● **EXERCISE DESCRIPTION**:
How many lines of the material below contain the string "matplotlib"? Answer with the number and nothing else.

● **RECORDED DATA**:
******************************

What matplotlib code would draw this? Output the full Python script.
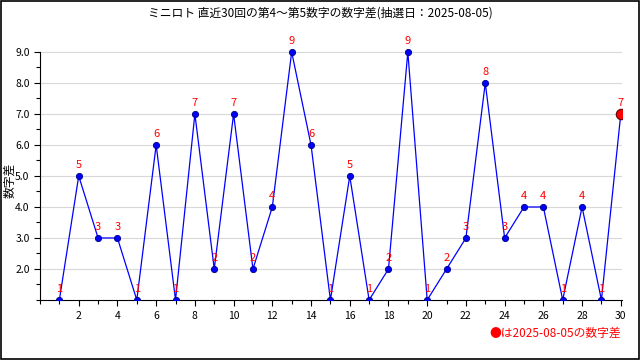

******************************

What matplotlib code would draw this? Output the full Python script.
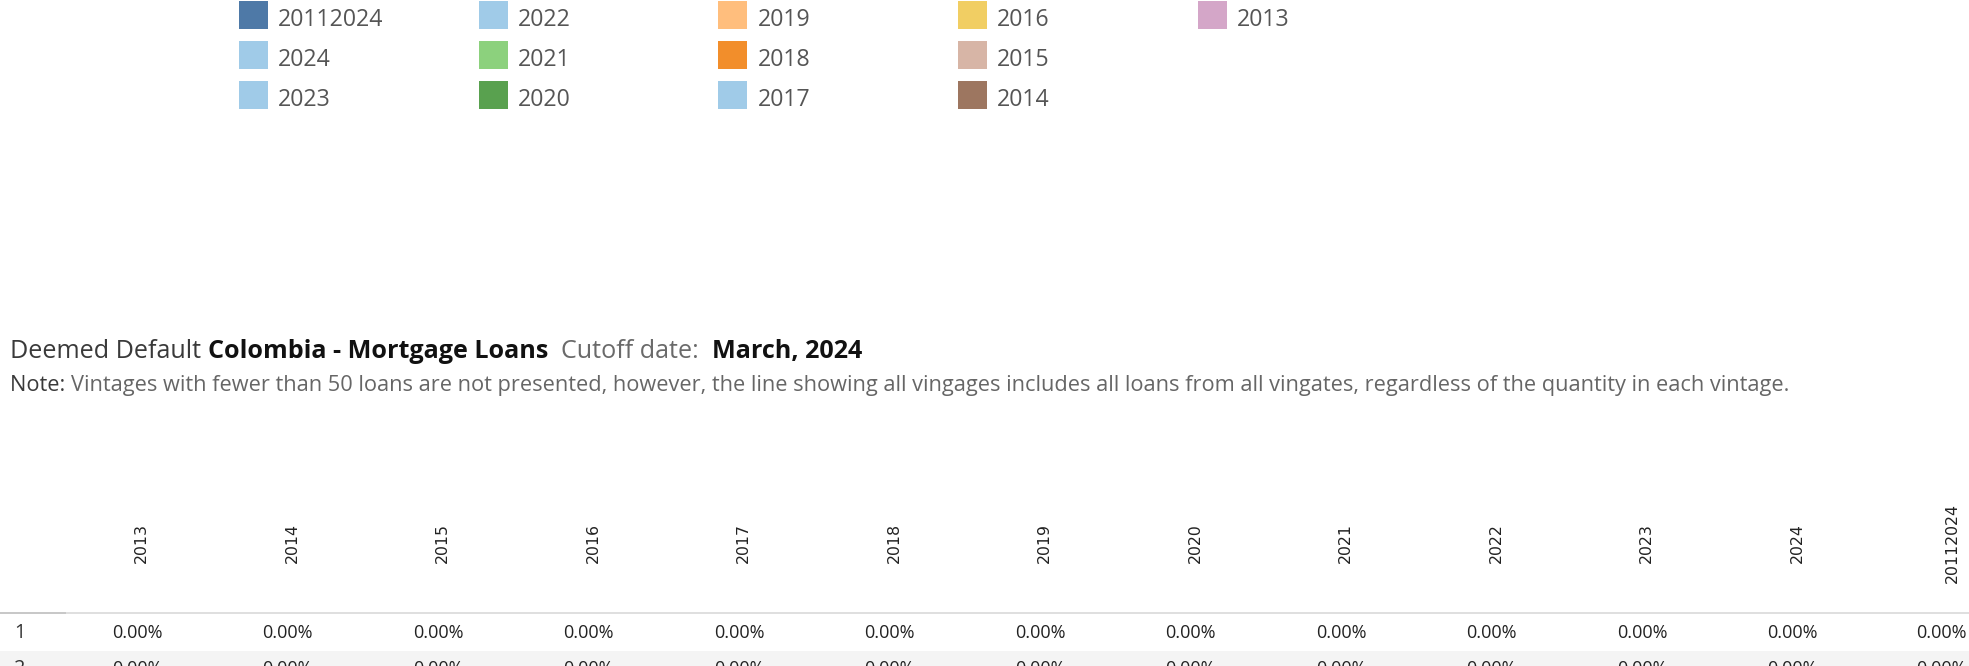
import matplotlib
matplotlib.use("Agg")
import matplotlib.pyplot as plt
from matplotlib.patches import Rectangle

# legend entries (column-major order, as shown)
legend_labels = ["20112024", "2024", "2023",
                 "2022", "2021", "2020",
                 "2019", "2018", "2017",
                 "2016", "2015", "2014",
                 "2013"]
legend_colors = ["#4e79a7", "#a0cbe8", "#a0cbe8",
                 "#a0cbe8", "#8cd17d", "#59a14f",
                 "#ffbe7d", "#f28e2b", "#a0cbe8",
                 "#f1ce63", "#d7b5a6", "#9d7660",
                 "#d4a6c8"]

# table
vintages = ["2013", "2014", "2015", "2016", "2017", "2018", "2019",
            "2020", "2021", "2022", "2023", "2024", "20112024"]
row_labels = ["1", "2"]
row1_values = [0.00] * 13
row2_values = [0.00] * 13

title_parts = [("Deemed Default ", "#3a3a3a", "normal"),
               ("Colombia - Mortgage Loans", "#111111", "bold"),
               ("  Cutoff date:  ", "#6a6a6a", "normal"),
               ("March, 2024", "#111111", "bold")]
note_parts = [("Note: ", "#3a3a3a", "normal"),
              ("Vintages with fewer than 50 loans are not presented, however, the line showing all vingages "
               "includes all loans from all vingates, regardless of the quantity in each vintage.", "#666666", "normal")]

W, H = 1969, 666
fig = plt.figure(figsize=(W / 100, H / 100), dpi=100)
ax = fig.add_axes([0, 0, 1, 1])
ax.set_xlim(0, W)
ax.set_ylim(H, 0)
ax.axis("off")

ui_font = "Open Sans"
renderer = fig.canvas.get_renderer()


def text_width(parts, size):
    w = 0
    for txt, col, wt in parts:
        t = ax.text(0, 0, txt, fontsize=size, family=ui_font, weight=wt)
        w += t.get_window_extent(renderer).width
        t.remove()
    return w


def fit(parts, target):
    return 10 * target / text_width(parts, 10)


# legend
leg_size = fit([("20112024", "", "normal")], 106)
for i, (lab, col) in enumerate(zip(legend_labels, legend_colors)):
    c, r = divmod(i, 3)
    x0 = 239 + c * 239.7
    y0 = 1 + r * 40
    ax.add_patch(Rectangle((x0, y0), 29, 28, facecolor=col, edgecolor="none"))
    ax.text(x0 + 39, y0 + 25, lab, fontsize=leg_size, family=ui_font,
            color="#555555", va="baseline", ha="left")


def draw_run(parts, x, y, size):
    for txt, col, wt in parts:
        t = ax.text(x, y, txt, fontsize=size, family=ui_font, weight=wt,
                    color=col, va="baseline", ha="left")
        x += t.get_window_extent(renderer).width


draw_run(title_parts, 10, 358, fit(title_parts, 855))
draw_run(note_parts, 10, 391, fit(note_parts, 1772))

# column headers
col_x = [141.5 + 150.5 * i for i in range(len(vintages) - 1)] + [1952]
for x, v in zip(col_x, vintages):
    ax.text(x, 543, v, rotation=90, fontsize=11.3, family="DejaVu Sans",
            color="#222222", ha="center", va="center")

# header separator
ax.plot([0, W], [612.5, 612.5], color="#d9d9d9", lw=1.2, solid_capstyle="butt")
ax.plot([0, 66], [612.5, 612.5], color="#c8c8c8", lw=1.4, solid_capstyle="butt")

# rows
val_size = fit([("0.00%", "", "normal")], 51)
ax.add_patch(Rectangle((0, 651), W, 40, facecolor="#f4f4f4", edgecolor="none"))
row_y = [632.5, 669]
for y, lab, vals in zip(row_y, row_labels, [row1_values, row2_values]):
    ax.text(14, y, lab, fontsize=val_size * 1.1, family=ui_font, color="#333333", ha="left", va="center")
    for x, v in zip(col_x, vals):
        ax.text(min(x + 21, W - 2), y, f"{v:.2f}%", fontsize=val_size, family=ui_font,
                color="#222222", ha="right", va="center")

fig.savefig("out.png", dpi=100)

******************************

● **ANSWER FOR THE TASK**:
6